— Start Materials provided —

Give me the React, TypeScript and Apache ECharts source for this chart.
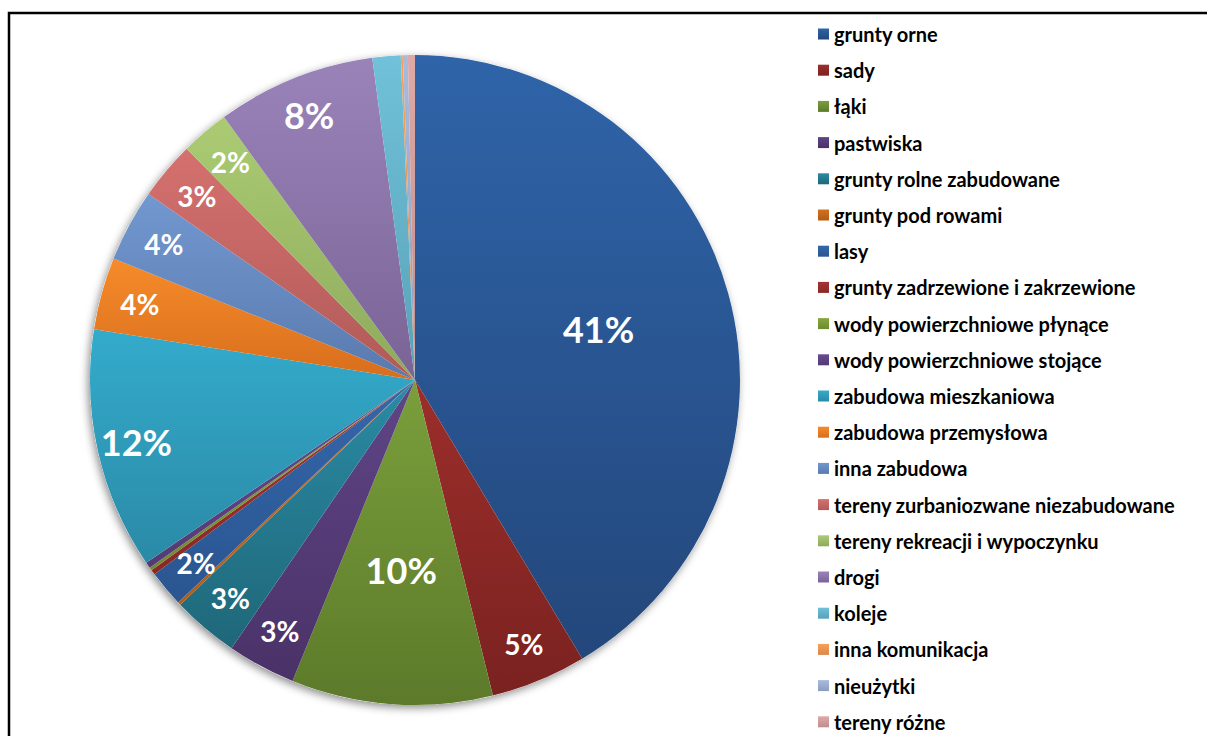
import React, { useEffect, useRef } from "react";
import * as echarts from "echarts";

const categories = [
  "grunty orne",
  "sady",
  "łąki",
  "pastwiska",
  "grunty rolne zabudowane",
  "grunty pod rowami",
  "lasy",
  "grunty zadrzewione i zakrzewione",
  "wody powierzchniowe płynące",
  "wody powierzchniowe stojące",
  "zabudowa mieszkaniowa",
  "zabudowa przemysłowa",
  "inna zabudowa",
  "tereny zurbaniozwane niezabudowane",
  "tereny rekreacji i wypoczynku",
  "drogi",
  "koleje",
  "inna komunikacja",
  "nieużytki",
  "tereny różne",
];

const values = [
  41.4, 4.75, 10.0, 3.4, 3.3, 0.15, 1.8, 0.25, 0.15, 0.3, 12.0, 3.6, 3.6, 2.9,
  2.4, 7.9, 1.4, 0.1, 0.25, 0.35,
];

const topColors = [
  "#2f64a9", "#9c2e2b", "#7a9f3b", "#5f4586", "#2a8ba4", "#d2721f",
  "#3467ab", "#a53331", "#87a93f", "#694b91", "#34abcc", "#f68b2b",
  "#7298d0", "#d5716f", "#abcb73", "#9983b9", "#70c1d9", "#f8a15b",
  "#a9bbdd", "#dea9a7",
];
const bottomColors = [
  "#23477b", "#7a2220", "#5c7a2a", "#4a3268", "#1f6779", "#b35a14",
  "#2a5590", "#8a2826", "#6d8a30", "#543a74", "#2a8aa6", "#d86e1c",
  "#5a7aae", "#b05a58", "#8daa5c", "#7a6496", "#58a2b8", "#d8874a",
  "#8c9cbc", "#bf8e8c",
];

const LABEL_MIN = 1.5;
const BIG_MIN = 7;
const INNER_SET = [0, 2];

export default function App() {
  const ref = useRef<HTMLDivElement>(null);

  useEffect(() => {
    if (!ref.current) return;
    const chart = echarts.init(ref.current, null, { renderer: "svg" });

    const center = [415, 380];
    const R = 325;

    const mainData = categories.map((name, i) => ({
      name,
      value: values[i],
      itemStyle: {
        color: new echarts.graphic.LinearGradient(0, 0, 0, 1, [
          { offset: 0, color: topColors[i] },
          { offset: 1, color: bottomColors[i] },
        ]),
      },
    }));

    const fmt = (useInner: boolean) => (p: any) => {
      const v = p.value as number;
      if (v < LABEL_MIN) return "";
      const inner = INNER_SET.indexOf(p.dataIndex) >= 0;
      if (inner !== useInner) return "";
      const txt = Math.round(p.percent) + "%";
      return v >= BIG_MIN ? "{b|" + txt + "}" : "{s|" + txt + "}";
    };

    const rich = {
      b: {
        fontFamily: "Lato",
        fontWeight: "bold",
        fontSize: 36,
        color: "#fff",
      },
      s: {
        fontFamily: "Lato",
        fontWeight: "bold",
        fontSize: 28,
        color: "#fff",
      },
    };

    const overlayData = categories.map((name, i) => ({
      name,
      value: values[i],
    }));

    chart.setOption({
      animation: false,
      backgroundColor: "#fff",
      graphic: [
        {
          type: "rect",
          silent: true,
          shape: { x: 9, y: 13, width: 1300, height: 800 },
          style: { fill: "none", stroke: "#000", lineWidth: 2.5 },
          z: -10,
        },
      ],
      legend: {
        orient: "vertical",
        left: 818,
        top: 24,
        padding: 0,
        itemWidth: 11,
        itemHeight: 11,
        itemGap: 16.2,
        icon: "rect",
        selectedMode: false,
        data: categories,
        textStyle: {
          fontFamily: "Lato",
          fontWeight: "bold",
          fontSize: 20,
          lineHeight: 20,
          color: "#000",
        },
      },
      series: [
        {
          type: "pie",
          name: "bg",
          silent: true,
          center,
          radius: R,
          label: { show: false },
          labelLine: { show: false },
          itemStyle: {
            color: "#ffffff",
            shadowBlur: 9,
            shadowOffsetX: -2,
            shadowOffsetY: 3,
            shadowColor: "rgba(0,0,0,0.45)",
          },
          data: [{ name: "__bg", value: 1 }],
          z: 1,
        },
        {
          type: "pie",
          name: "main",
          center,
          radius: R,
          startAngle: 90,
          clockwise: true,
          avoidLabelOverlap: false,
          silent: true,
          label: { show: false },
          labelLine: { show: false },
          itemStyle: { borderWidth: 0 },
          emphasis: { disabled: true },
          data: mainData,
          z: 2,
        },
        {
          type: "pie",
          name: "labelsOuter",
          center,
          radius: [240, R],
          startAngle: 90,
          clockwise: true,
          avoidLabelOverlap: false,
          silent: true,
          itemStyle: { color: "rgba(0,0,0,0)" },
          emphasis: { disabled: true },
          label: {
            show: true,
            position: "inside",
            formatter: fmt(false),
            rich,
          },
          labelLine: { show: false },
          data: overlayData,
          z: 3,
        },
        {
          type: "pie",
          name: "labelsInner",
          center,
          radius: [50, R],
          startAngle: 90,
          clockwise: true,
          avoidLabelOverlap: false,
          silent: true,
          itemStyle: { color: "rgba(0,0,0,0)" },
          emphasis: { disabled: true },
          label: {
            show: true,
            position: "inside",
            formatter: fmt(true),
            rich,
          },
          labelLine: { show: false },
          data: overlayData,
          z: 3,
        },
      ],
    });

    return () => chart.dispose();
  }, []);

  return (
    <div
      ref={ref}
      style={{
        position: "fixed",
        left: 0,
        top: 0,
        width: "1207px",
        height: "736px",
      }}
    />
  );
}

— End Materials provided —
— Start Materials provided —

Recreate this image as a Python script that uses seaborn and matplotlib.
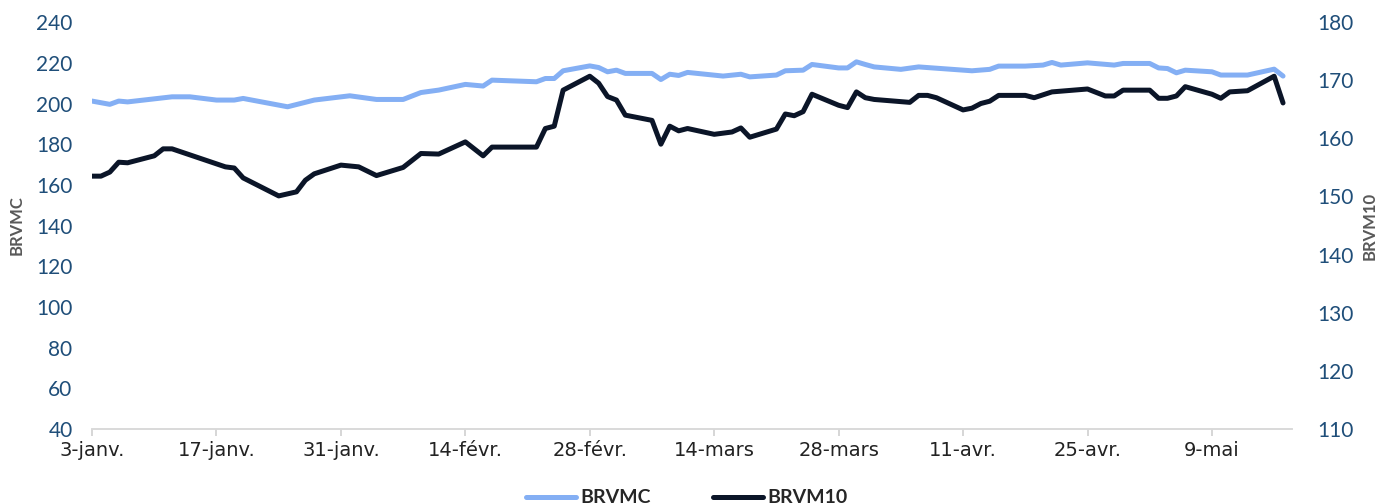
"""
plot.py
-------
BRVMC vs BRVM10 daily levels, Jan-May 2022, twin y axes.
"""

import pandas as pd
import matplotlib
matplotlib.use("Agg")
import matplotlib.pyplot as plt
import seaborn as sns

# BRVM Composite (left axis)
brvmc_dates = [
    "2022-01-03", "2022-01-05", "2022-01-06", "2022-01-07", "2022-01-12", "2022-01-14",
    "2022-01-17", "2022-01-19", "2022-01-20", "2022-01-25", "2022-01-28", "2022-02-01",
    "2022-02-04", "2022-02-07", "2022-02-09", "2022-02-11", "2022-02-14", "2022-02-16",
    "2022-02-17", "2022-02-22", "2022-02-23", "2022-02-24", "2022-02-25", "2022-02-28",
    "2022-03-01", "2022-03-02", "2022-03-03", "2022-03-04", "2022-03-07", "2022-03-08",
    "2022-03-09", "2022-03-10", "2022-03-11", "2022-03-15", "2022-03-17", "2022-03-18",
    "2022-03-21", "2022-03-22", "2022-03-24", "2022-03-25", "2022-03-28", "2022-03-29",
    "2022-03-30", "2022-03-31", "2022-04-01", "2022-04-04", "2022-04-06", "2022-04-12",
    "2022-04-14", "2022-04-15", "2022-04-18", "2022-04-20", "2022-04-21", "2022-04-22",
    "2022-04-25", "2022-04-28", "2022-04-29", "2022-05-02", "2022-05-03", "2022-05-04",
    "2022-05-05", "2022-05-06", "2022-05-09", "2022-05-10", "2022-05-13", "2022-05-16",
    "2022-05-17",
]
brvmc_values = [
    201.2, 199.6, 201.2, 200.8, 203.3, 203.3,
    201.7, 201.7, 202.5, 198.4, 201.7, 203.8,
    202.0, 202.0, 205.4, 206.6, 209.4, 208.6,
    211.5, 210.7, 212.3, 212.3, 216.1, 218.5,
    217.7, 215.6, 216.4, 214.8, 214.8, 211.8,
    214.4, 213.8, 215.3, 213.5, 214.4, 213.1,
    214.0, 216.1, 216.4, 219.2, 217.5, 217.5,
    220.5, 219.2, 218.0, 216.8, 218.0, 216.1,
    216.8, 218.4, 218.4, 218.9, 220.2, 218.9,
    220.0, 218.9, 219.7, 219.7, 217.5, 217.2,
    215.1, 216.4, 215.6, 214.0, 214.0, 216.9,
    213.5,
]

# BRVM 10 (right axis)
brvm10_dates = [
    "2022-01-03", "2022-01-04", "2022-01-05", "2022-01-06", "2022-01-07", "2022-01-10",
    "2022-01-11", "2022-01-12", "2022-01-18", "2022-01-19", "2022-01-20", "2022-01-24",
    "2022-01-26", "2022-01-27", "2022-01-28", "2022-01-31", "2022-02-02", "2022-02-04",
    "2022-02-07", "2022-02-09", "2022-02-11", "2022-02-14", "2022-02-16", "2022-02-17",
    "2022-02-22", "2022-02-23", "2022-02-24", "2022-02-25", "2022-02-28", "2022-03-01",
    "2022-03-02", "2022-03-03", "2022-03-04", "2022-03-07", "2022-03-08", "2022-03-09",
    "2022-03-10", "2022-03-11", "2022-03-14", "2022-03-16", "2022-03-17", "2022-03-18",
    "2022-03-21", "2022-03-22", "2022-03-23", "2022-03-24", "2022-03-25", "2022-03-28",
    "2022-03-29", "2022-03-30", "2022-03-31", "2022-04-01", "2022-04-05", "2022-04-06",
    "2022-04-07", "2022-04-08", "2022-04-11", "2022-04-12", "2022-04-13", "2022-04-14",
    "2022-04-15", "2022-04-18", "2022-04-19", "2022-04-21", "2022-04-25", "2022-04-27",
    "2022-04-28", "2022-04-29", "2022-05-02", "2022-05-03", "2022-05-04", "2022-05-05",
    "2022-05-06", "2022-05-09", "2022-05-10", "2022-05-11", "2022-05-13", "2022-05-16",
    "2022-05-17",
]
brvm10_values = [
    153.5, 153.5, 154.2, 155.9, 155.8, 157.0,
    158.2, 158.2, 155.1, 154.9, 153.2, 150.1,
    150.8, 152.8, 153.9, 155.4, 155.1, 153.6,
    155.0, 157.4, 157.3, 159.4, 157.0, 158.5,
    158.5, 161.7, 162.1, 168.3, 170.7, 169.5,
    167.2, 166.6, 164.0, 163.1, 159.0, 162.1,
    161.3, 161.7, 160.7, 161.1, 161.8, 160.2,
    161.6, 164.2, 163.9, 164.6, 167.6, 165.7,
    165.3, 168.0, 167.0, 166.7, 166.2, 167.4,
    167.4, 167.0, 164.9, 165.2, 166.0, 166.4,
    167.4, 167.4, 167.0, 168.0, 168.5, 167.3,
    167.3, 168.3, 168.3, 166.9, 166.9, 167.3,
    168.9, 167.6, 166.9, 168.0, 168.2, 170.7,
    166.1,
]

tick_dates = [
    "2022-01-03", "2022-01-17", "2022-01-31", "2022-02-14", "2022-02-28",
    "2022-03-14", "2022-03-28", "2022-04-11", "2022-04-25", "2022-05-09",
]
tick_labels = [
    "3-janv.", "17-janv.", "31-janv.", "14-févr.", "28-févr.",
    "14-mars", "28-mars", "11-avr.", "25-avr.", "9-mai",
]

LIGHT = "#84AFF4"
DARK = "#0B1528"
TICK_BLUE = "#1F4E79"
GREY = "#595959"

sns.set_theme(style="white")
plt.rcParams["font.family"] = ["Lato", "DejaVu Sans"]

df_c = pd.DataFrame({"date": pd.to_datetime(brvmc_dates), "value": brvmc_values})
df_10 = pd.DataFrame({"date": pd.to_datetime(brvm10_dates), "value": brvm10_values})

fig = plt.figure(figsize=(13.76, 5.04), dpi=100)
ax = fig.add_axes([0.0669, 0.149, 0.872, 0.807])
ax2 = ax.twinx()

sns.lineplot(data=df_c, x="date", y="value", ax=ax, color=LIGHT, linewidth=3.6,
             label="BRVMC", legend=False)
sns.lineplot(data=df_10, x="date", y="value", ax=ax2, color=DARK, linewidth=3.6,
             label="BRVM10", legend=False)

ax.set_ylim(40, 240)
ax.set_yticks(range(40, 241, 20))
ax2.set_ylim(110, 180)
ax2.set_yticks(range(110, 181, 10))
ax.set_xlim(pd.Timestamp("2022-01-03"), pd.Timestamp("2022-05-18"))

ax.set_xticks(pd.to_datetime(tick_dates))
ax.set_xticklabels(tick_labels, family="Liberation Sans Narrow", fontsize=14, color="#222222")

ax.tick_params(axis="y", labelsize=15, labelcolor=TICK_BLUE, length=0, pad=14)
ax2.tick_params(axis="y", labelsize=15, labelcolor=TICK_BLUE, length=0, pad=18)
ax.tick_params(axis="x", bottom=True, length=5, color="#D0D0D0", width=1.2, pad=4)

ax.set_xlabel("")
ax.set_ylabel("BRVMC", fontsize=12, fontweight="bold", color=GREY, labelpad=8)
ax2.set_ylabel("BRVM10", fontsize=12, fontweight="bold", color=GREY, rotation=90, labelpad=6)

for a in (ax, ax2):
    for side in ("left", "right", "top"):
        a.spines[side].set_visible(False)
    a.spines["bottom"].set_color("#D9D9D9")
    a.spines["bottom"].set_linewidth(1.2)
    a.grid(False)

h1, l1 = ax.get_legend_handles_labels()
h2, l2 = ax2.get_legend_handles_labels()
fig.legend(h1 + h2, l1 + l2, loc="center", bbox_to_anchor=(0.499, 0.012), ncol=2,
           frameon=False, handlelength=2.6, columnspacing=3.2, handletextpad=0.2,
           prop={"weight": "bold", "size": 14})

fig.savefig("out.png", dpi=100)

— End Materials provided —

**What you are asked to do:**
For the material above, give again only the lines starting at the line that contains "Recreate this image" and ending at the line that contains "import seaborn as sns". Pictures do not belong in the copy.

**Expected answer:**
Recreate this image as a Python script that uses seaborn and matplotlib.
"""
plot.py
-------
BRVMC vs BRVM10 daily levels, Jan-May 2022, twin y axes.
"""

import pandas as pd
import matplotlib
matplotlib.use("Agg")
import matplotlib.pyplot as plt
import seaborn as sns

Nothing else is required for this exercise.